** start of COLLECTED DATA **
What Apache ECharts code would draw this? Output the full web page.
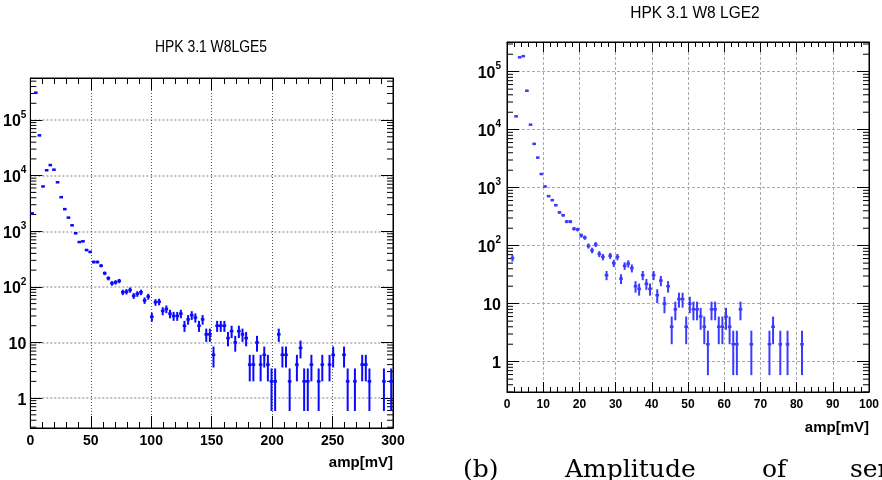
<!DOCTYPE html>
<html>
<head>
<meta charset="utf-8">
<script src="https://cdn.jsdelivr.net/npm/echarts@6/dist/echarts.min.js"></script>
<style>
html,body{margin:0;padding:0;background:#fff;}
#c{width:882px;height:480px;}
</style>
</head>
<body>
<div id="c"></div>
<script>
// ---- data ----
const leftTitle = 'HPK 3.1 W8LGE5';
const rightTitle = 'HPK 3.1 W8 LGE2';
const xName = 'amp[mV]';
const caption = ['(b)', 'Amplitude', 'of', 'ser'];

const leftBinWidth = 3;
const leftX = [1.5,4.5,7.5,10.5,13.5,16.5,19.5,22.5,25.5,28.5,31.5,34.5,37.5,40.5,43.5,46.5,49.5,52.5,55.5,58.5,61.5,64.5,67.5,70.5,73.5,76.5,79.5,82.5,85.5,88.5,91.5,94.5,97.5,100.5,103.5,106.5,109.5,112.5,115.5,118.5,121.5,124.5,127.5,130.5,133.5,136.5,139.5,142.5,145.5,148.5,151.5,154.5,157.5,160.5,163.5,166.5,169.5,172.5,175.5,178.5,181.5,184.5,187.5,190.5,193.5,196.5,199.5,202.5,205.5,208.5,211.5,214.5,220.5,223.5,226.5,229.5,232.5,238.5,241.5,247.5,250.5,259.5,262.5,268.5,274.5,277.5,280.5,292.5,298.5];
const leftY = [2100,310000,53000,6400,12500,15500,12800,7600,4100,2500,1760,1280,920,640,660,460,425,280,280,240,176,143,116,121,128,80,82,88,69,75,80,57,67,29,53,54,37,40,33,30,30,33,20,26,31,28,20,26,14,14,6,20,20,20,12,16,10,16,14,12,4,4,10,4,6,4,2,2,14,6,6,2,4,8,2,2,4,2,4,4,6,6,2,2,4,4,2,2,2];

const rightBinWidth = 1;
const rightX = [1.5,2.5,3.5,4.5,5.5,6.5,7.5,8.5,9.5,10.5,11.5,12.5,13.5,14.5,15.5,16.5,17.5,18.5,19.5,20.5,21.5,22.5,23.5,24.5,25.5,26.5,27.5,28.5,29.5,30.5,31.5,32.5,33.5,34.5,35.5,36.5,37.5,38.5,39.5,40.5,41.5,42.5,43.5,44.5,45.5,46.5,47.5,48.5,49.5,50.5,51.5,52.5,53.5,54.5,55.5,56.5,57.5,58.5,59.5,60.5,61.5,62.5,63.5,64.5,67.5,72.5,73.5,75.5,77.5,81.5];
const rightY = [61,17000,177000,185000,47000,12200,5700,3300,1720,1050,715,610,500,375,335,260,260,196,190,150,138,99,83,105,72,64,31,67,50,64,27,45,49,41,20,18,31,22,18,31,14,25,10,20,4,8,12,12,4,10,8,8,6,4,2,8,8,4,4,6,4,2,2,8,2,2,4,2,2,2];

const leftXRange = [0, 300], leftXStep = 50;
const rightXRange = [0, 100], rightXStep = 10;
const leftYRange = [0.29, 570000];
const rightYRange = [0.3, 325000];

// ---- styles ----
const NARROW = "'Liberation Sans Narrow','Arial Narrow','Liberation Sans',sans-serif";
const SANS = "'Liberation Sans',Arial,sans-serif";

function logMinor(lo, hi) {
  const out = [];
  for (let e = -2; e <= 7; e++) {
    for (let m = 2; m <= 9; m++) {
      const v = m * Math.pow(10, e);
      if (v > lo && v < hi) out.push([v]);
    }
  }
  return out;
}

function yFmt(v) {
  const e = Math.round(Math.log10(v));
  if (e === 0) return '{b|1}';
  if (e === 1) return '{b|10}';
  return '{b|10}{s|' + e + '}';
}
const yRich = {
  b: {fontFamily: NARROW, fontSize: 16, fontWeight: 'bold', color: '#000', padding: [4, 0, 0, 0]},
  s: {fontFamily: NARROW, fontSize: 10, fontWeight: 'bold', color: '#000', verticalAlign: 'top'}
};

function xAxes(grid, range, step, labelSize, namePad, nameSize) {
  const common = {
    gridIndex: grid, type: 'value', min: range[0], max: range[1], interval: step,
    axisLine: {show: true, onZero: false, lineStyle: {color: '#000', width: 1}},
    axisTick: {show: true, inside: true, length: grid === 0 ? 12 : 10, lineStyle: {color: '#000'}},
    minorTick: {show: true, splitNumber: 5, length: grid === 0 ? 6 : 5, lineStyle: {color: '#000'}},
    minorSplitLine: {show: false}
  };
  return [
    Object.assign({}, common, {
      position: 'bottom',
      axisLabel: {fontFamily: SANS, fontSize: labelSize, fontWeight: 'bold', color: '#000', margin: grid === 0 ? 6 : 7},
      splitLine: {show: true, showMinLine: false, showMaxLine: false,
        lineStyle: grid === 0 ? {type: [1, 2], color: '#555', width: 1} : {type: [3, 2], color: '#aaa', width: 1}},
      name: xName, nameLocation: 'end', nameGap: 0,
      nameTextStyle: {fontFamily: SANS, fontSize: nameSize, fontWeight: 'bold', color: '#000', align: 'right', verticalAlign: 'top', padding: [namePad, 0, 0, 0]}
    }),
    Object.assign({}, common, {
      position: 'top', axisLabel: {show: false}, splitLine: {show: false}
    })
  ];
}

function yAxes(grid, range) {
  const common = {
    gridIndex: grid, type: 'log', logBase: 10, min: range[0], max: range[1],
    axisLine: {show: true, onZero: false, lineStyle: {color: '#000', width: 1}},
    axisTick: {show: true, inside: true, length: 12, lineStyle: {color: '#000'}},
    minorTick: {show: false}
  };
  return [
    Object.assign({}, common, {
      position: 'left',
      axisLabel: {formatter: yFmt, rich: yRich, margin: grid === 0 ? 4 : 6, showMinLabel: false, showMaxLabel: false},
      splitLine: {show: true, showMinLine: false, showMaxLine: false,
        lineStyle: grid === 0 ? {type: [2, 2], color: '#aaa', width: 1.5} : {type: [3, 2], color: '#aaa', width: 1}}
    }),
    Object.assign({}, common, {
      position: 'right', axisLabel: {show: false}, splitLine: {show: false}
    })
  ];
}

function errSeries(xi, yi, xs, ys, bw, color, lw) {
  return {
    type: 'custom', xAxisIndex: xi, yAxisIndex: yi, clip: true, silent: true,
    data: xs.map((x, i) => [x, ys[i]]),
    renderItem: function (params, api) {
      const x = api.value(0), y = api.value(1);
      const e = Math.sqrt(y);
      const pL = api.coord([x - bw / 2, y]);
      const pR = api.coord([x + bw / 2, y]);
      const pT = api.coord([x, y + e]);
      const pB = api.coord([x, y - e]);
      return {type: 'group', children: [
        {type: 'line', shape: {x1: pL[0], y1: pL[1], x2: pR[0], y2: pR[1]}, style: {stroke: color, lineWidth: lw + 0.5}},
        {type: 'line', shape: {x1: pT[0], y1: pT[1], x2: pB[0], y2: pB[1]}, style: {stroke: color, lineWidth: lw}}
      ]};
    }
  };
}

function minorTickSeries(xi, yi, xr, yr, len) {
  return {
    type: 'custom', xAxisIndex: xi, yAxisIndex: yi, silent: true,
    data: logMinor(yr[0], yr[1]),
    encode: {y: 0},
    renderItem: function (params, api) {
      const v = api.value(0);
      const a = api.coord([xr[0], v]);
      const b = api.coord([xr[1], v]);
      return {type: 'group', children: [
        {type: 'line', shape: {x1: a[0], y1: a[1], x2: a[0] + len, y2: a[1]}, style: {stroke: '#000', lineWidth: 1}},
        {type: 'line', shape: {x1: b[0], y1: b[1], x2: b[0] - len, y2: b[1]}, style: {stroke: '#000', lineWidth: 1}}
      ]};
    }
  };
}

function titleText(text, x, y, sx) {
  return {type: 'text', x: x, y: y, scaleX: sx, silent: true,
    style: {text: text, align: 'center', verticalAlign: 'middle', font: '16px "Liberation Sans", Arial, sans-serif', fill: '#000'}};
}
function captionText(text, x) {
  return {type: 'text', x: x, y: 470, silent: true,
    style: {text: text, verticalAlign: 'middle', font: '25px "DejaVu Serif", serif', fill: '#000'}};
}

const chart = echarts.init(document.getElementById('c'), null, {renderer: 'canvas'});
chart.setOption({
  animation: false,
  backgroundColor: '#fff',
  grid: [
    {left: 30, top: 78, width: 363, height: 350, show: true, borderColor: '#000', borderWidth: 1, containLabel: false},
    {left: 507, top: 42, width: 365, height: 350, show: true, borderColor: '#000', borderWidth: 1, containLabel: false}
  ],
  xAxis: [].concat(
    xAxes(0, leftXRange, leftXStep, 14, 27, 15),
    xAxes(1, rightXRange, rightXStep, 12, 28, 15)
  ),
  yAxis: [].concat(
    yAxes(0, leftYRange),
    yAxes(1, rightYRange)
  ),
  series: [
    minorTickSeries(0, 0, leftXRange, leftYRange, 6),
    minorTickSeries(2, 2, rightXRange, rightYRange, 6),
    errSeries(0, 0, leftX, leftY, leftBinWidth, '#0a0aff', 2),
    errSeries(2, 2, rightX, rightY, rightBinWidth, '#3b3bff', 2)
  ],
  graphic: [
    titleText(leftTitle, 211, 48, 0.87),
    titleText(rightTitle, 695, 14, 0.97),
    captionText(caption[0], 463),
    captionText(caption[1], 565),
    captionText(caption[2], 762),
    captionText(caption[3], 850)
  ]
});
</script>
</body>
</html>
** end of COLLECTED DATA **
*EXERCISE AIM*: Leave out the pictures, then repeat the listing above exactly from its first line to the line with "const caption = ['(b)', 'Amplitude', 'of', 'ser'];", inclusive.

*FULL OUTPUT*:
What Apache ECharts code would draw this? Output the full web page.
<!DOCTYPE html>
<html>
<head>
<meta charset="utf-8">
<script src="https://cdn.jsdelivr.net/npm/echarts@6/dist/echarts.min.js"></script>
<style>
html,body{margin:0;padding:0;background:#fff;}
#c{width:882px;height:480px;}
</style>
</head>
<body>
<div id="c"></div>
<script>
// ---- data ----
const leftTitle = 'HPK 3.1 W8LGE5';
const rightTitle = 'HPK 3.1 W8 LGE2';
const xName = 'amp[mV]';
const caption = ['(b)', 'Amplitude', 'of', 'ser'];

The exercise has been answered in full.